> **Data block**:

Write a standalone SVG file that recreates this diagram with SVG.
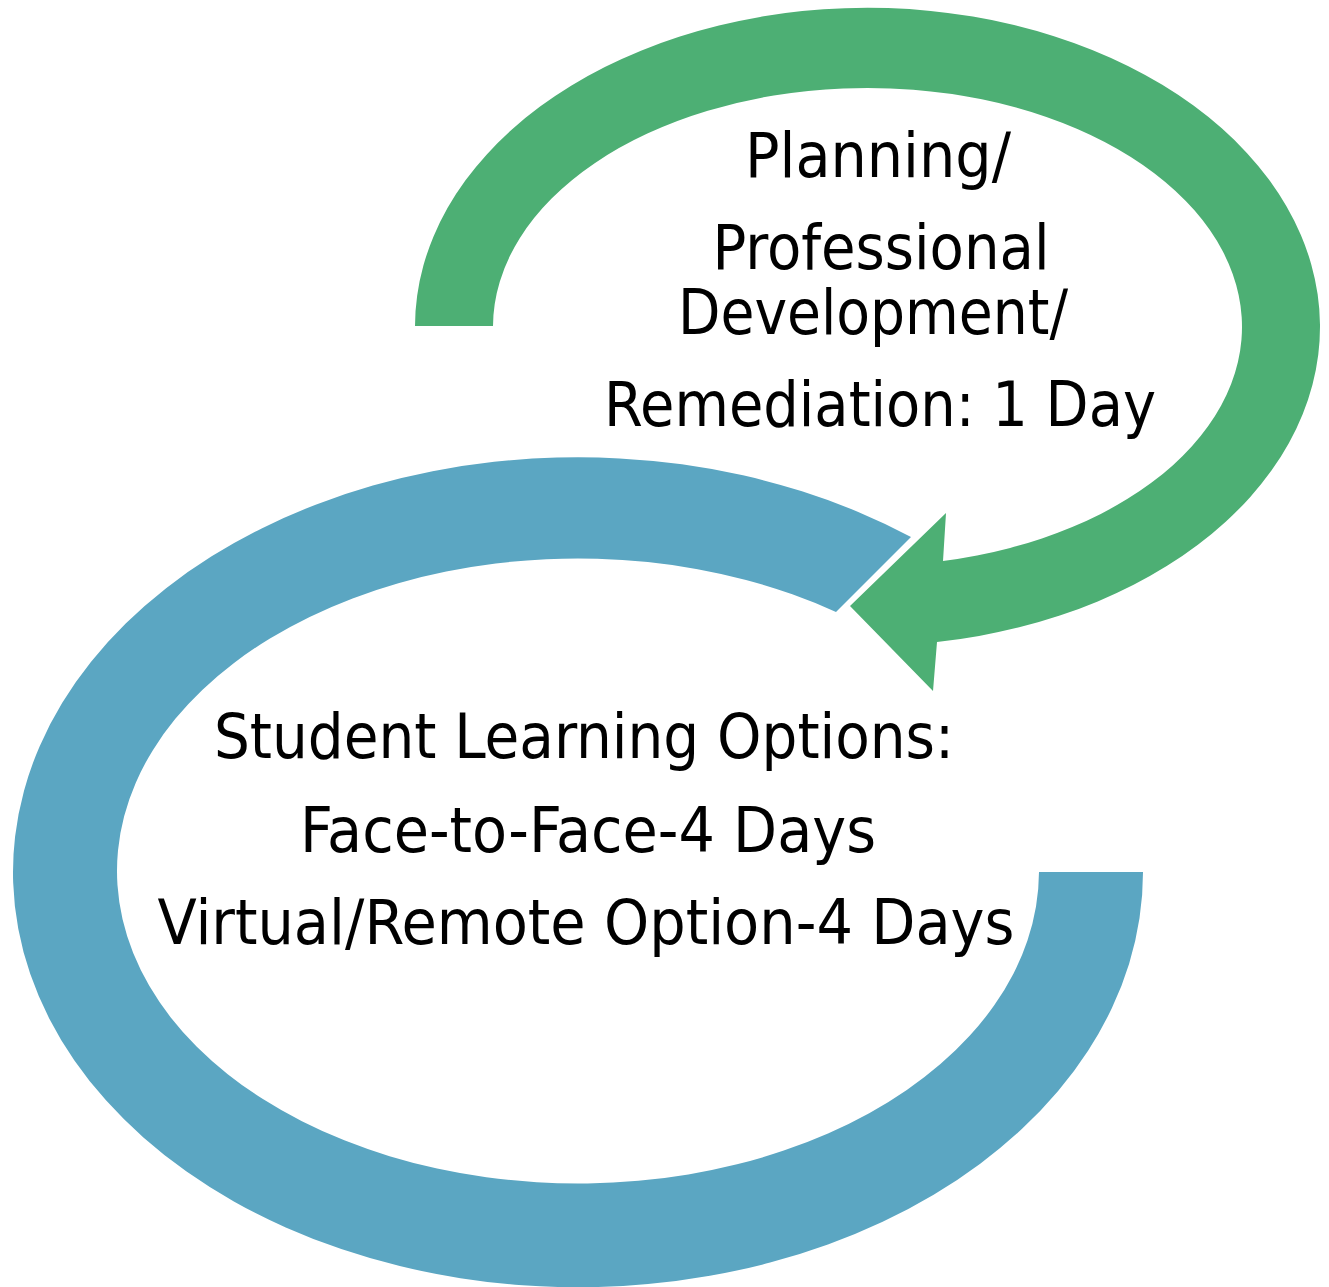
<svg xmlns="http://www.w3.org/2000/svg" width="1329" height="1287" viewBox="0 0 1329 1287">
<style>
.lbl{font-family:"DejaVu Sans Condensed","DejaVu Sans","Liberation Sans",sans-serif;font-size:62px;fill:#000;text-anchor:middle}
</style>
<rect width="1329" height="1287" fill="#fff"/>
<g id="connectors">
<path id="blue-ring" fill="#5BA6C2" d="M1143,872 A565,415 0 1 1 911,537 L836,612 A461,312.5 0 1 0 1039,872 Z"/>
<path id="green-arrow" fill="#4DAF74" d="M415,326 A452.5,319 0 1 1 937,642 L933,691 L850,606 L946,513 L943,561 A374.5,239 0 1 0 493,326 Z"/>
</g>
<g id="node-planning">
<text class="lbl" x="878" y="177" textLength="266" lengthAdjust="spacingAndGlyphs">Planning/</text>
<text class="lbl" x="881" y="269" textLength="337" lengthAdjust="spacingAndGlyphs">Professional</text>
<text class="lbl" x="873" y="334" textLength="390" lengthAdjust="spacingAndGlyphs">Development/</text>
<text class="lbl" x="880" y="426" textLength="552" lengthAdjust="spacingAndGlyphs">Remediation: 1 Day</text>
</g>
<g id="node-student">
<text class="lbl" x="584" y="758" textLength="740" lengthAdjust="spacingAndGlyphs">Student Learning Options:</text>
<text class="lbl" x="588" y="852" textLength="576" lengthAdjust="spacingAndGlyphs">Face-to-Face-4 Days</text>
<text class="lbl" x="586" y="944" textLength="857" lengthAdjust="spacingAndGlyphs">Virtual/Remote Option-4 Days</text>
</g>
</svg>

> **Work required**:
Print each line of the material above exactly, with the pictures removed from your copy.

> **Response**:
Write a standalone SVG file that recreates this diagram with SVG.
<svg xmlns="http://www.w3.org/2000/svg" width="1329" height="1287" viewBox="0 0 1329 1287">
<style>
.lbl{font-family:"DejaVu Sans Condensed","DejaVu Sans","Liberation Sans",sans-serif;font-size:62px;fill:#000;text-anchor:middle}
</style>
<rect width="1329" height="1287" fill="#fff"/>
<g id="connectors">
<path id="blue-ring" fill="#5BA6C2" d="M1143,872 A565,415 0 1 1 911,537 L836,612 A461,312.5 0 1 0 1039,872 Z"/>
<path id="green-arrow" fill="#4DAF74" d="M415,326 A452.5,319 0 1 1 937,642 L933,691 L850,606 L946,513 L943,561 A374.5,239 0 1 0 493,326 Z"/>
</g>
<g id="node-planning">
<text class="lbl" x="878" y="177" textLength="266" lengthAdjust="spacingAndGlyphs">Planning/</text>
<text class="lbl" x="881" y="269" textLength="337" lengthAdjust="spacingAndGlyphs">Professional</text>
<text class="lbl" x="873" y="334" textLength="390" lengthAdjust="spacingAndGlyphs">Development/</text>
<text class="lbl" x="880" y="426" textLength="552" lengthAdjust="spacingAndGlyphs">Remediation: 1 Day</text>
</g>
<g id="node-student">
<text class="lbl" x="584" y="758" textLength="740" lengthAdjust="spacingAndGlyphs">Student Learning Options:</text>
<text class="lbl" x="588" y="852" textLength="576" lengthAdjust="spacingAndGlyphs">Face-to-Face-4 Days</text>
<text class="lbl" x="586" y="944" textLength="857" lengthAdjust="spacingAndGlyphs">Virtual/Remote Option-4 Days</text>
</g>
</svg>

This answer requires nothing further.